49 Mr Murace does not rely on a particular subsection in r 16.21 of the Rules. I consider the most relevant subsections in r 16.21 of the Rules to be subsections (e) and (f).
50 The Court's power to strike out pleadings that disclose no reasonable cause of action should be exercised with caution and only where clearly appropriate. The relevant principles are summarised by McKerracher J in Christou v Stantons International Pty Ltd [2010] FCA 1150 at [3]-[5].
51 The question of what amounts to an abuse of process is broadly construed and context specific: Batistatos v Roads and Traffic Authority (NSW) (2006) 226 CLR 256; [2006] HCA 27 at [9]. It is an abuse of process to maintain an action which is doomed to fail: Walton v Gardiner [1993] HCA 77; (1993) 177 CLR 378 at 393.

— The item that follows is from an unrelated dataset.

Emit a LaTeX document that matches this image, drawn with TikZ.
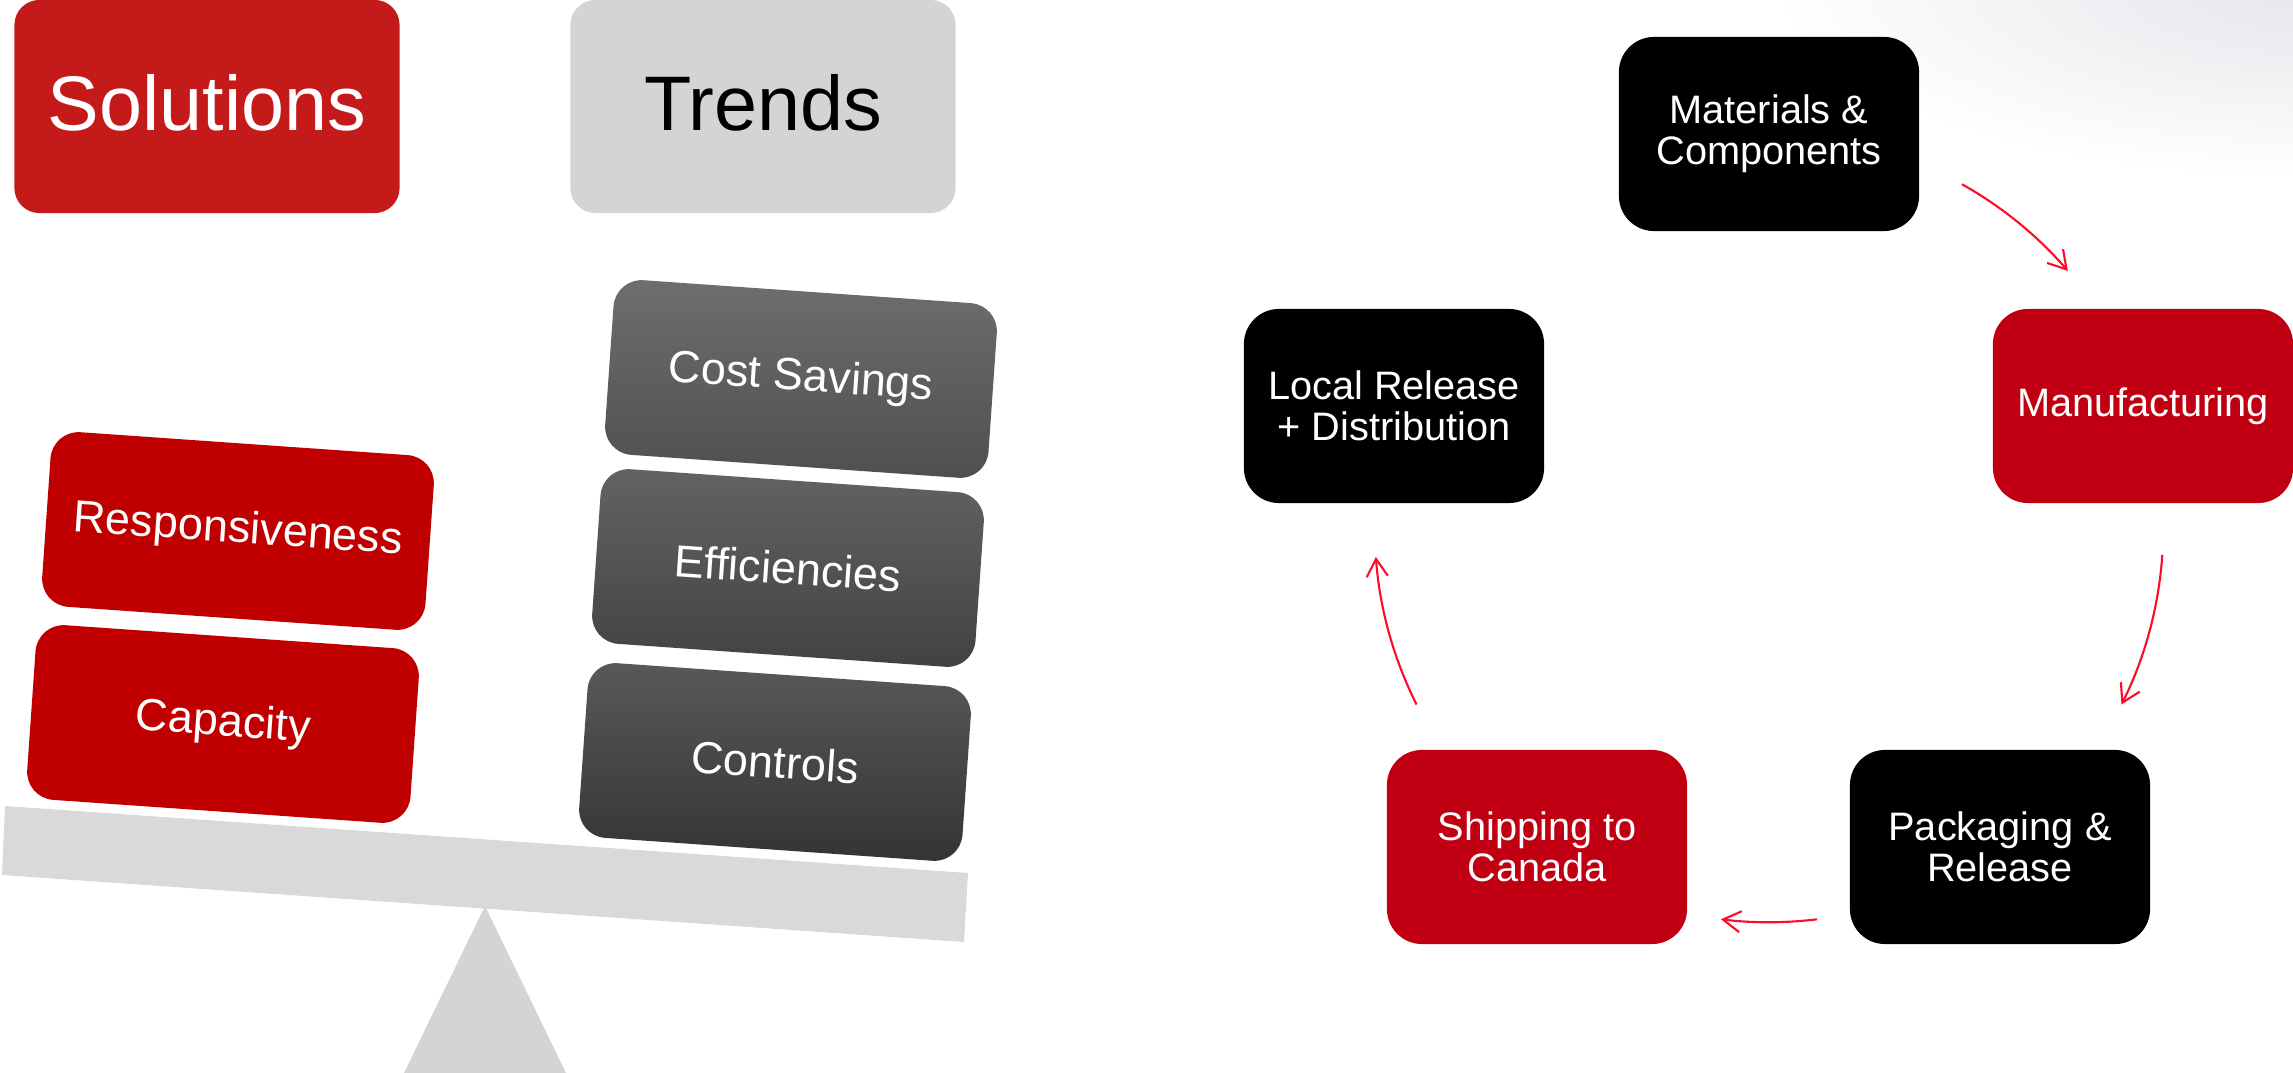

52 I am satisfied that an order should be made striking out the statement of claim. The only remaining cause of action sought to be pursued by the Liquidator is the insolvent trading claim against Mr Murace. That claim depends on pleading and establishing specific debts that were incurred at times when the Company was insolvent. The identification of the debts relied upon in paragraph 9 of the statement of claim is inadequate for the reasons explained above. In the absence of an adequate pleading of the debts that were alleged to have been incurred, no reasonable cause of action is disclosed.